*What is asked*: Reproduce exactly the lines below, from the first through the one containing "const seriesNames = ['Anorexia", and nothing more.

(Records with drawing code)

------------

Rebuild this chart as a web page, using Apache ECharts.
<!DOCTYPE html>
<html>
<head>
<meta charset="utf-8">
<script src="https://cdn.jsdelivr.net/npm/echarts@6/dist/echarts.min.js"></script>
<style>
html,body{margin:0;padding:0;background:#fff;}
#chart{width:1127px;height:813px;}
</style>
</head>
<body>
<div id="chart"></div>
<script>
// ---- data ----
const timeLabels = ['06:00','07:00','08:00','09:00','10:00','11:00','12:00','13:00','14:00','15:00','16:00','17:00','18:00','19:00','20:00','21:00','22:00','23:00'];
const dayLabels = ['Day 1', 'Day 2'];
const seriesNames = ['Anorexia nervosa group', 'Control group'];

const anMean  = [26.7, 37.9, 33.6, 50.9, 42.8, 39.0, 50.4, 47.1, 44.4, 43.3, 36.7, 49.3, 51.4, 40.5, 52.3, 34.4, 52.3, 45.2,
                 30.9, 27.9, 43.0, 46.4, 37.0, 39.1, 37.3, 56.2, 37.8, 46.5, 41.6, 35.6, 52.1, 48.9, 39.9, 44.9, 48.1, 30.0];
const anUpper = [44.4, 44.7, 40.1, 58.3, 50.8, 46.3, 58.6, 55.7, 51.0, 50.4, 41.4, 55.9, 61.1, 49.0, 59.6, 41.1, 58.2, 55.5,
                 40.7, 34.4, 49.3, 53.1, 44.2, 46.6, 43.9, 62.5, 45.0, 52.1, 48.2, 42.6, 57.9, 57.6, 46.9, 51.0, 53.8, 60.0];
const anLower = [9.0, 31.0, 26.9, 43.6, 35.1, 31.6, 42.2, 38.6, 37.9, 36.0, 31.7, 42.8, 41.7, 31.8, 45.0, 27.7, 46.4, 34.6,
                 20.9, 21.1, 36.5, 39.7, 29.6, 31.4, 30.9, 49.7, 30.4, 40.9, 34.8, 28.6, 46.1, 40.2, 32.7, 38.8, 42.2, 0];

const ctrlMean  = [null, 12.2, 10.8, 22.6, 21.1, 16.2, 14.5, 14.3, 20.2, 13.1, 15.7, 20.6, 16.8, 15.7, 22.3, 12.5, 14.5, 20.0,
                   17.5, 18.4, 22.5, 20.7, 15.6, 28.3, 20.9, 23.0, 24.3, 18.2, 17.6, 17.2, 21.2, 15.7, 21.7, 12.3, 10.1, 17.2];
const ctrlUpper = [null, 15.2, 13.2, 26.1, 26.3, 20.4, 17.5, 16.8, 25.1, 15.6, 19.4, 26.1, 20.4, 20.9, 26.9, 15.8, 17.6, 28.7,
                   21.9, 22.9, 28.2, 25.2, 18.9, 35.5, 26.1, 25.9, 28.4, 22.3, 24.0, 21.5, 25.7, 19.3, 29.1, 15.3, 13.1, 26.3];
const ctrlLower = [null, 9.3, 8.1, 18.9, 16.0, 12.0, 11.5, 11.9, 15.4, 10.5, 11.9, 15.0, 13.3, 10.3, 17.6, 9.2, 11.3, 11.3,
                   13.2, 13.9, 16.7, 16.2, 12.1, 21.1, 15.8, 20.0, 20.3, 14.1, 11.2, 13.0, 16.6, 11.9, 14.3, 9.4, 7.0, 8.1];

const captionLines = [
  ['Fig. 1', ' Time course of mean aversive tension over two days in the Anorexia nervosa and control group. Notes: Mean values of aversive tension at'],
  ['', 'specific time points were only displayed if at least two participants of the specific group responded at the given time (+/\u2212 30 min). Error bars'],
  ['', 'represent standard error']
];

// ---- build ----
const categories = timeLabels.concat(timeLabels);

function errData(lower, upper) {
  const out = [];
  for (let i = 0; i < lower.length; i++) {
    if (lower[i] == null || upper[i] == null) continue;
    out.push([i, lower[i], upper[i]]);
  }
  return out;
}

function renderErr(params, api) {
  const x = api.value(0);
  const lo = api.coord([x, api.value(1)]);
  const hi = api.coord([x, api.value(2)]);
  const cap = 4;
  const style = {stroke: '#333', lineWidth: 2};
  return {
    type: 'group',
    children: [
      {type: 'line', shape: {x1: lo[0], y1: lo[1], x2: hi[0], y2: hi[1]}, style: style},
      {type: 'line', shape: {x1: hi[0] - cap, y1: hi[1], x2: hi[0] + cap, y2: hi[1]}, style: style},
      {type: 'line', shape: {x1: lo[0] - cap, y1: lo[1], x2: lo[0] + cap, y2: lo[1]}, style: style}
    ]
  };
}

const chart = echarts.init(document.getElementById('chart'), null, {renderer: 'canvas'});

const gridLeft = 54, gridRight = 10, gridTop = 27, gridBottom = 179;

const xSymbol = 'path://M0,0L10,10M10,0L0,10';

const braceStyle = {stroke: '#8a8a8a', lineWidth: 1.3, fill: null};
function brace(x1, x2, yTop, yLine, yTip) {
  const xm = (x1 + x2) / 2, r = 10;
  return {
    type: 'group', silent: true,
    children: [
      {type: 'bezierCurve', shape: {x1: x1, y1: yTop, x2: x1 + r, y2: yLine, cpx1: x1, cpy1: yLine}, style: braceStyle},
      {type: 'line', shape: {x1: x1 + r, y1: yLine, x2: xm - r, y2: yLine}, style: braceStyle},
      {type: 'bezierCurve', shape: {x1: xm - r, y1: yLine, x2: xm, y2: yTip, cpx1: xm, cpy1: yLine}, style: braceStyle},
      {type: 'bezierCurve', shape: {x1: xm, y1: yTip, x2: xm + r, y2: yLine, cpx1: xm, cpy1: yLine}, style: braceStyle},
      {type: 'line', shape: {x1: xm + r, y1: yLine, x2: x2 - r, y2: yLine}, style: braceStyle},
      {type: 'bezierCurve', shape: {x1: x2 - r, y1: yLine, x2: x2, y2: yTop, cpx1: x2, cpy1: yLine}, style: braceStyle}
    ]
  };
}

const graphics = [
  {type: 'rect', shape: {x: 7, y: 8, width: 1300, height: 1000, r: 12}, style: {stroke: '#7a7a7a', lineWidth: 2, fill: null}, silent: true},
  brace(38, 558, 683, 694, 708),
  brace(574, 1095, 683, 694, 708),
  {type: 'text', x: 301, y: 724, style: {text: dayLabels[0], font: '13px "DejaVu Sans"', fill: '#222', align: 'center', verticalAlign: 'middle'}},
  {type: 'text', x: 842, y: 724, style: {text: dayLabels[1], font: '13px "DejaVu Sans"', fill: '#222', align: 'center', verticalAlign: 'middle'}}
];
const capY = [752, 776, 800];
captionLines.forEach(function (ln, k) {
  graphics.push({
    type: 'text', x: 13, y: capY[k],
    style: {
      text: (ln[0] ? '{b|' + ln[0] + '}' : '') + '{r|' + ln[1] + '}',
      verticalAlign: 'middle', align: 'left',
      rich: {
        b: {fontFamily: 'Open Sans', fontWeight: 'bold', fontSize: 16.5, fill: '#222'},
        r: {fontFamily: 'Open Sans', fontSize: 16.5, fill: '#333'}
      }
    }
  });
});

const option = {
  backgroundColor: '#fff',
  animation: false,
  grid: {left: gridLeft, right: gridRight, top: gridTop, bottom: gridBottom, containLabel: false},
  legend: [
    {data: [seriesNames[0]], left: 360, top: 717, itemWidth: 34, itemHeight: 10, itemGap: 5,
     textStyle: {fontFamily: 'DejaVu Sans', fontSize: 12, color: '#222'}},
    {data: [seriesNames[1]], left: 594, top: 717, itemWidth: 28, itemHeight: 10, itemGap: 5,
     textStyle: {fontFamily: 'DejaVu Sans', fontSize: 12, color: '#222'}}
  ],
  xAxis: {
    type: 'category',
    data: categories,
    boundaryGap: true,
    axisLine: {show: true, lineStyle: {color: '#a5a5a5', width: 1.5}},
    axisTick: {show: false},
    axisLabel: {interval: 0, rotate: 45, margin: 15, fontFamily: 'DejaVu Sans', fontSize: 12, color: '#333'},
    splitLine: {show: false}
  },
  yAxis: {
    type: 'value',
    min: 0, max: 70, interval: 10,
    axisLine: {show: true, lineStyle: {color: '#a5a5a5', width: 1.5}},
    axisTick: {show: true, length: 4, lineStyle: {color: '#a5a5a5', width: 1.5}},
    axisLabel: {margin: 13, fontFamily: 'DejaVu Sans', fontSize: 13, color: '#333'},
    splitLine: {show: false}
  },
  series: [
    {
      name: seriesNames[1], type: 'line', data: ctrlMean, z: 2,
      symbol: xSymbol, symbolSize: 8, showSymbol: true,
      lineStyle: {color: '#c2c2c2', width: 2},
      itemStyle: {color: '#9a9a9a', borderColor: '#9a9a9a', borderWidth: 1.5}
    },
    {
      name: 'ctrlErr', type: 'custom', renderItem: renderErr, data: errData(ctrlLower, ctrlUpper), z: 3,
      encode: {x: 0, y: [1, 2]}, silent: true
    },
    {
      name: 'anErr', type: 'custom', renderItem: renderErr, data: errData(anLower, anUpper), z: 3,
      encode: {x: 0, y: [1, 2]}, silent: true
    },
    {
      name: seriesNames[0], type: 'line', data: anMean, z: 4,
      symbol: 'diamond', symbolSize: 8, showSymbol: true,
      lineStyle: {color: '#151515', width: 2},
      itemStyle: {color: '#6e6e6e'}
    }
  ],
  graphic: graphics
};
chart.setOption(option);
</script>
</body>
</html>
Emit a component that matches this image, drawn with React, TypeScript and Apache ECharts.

------------

*The output*:
Rebuild this chart as a web page, using Apache ECharts.
<!DOCTYPE html>
<html>
<head>
<meta charset="utf-8">
<script src="https://cdn.jsdelivr.net/npm/echarts@6/dist/echarts.min.js"></script>
<style>
html,body{margin:0;padding:0;background:#fff;}
#chart{width:1127px;height:813px;}
</style>
</head>
<body>
<div id="chart"></div>
<script>
// ---- data ----
const timeLabels = ['06:00','07:00','08:00','09:00','10:00','11:00','12:00','13:00','14:00','15:00','16:00','17:00','18:00','19:00','20:00','21:00','22:00','23:00'];
const dayLabels = ['Day 1', 'Day 2'];
const seriesNames = ['Anorexia nervosa group', 'Control group'];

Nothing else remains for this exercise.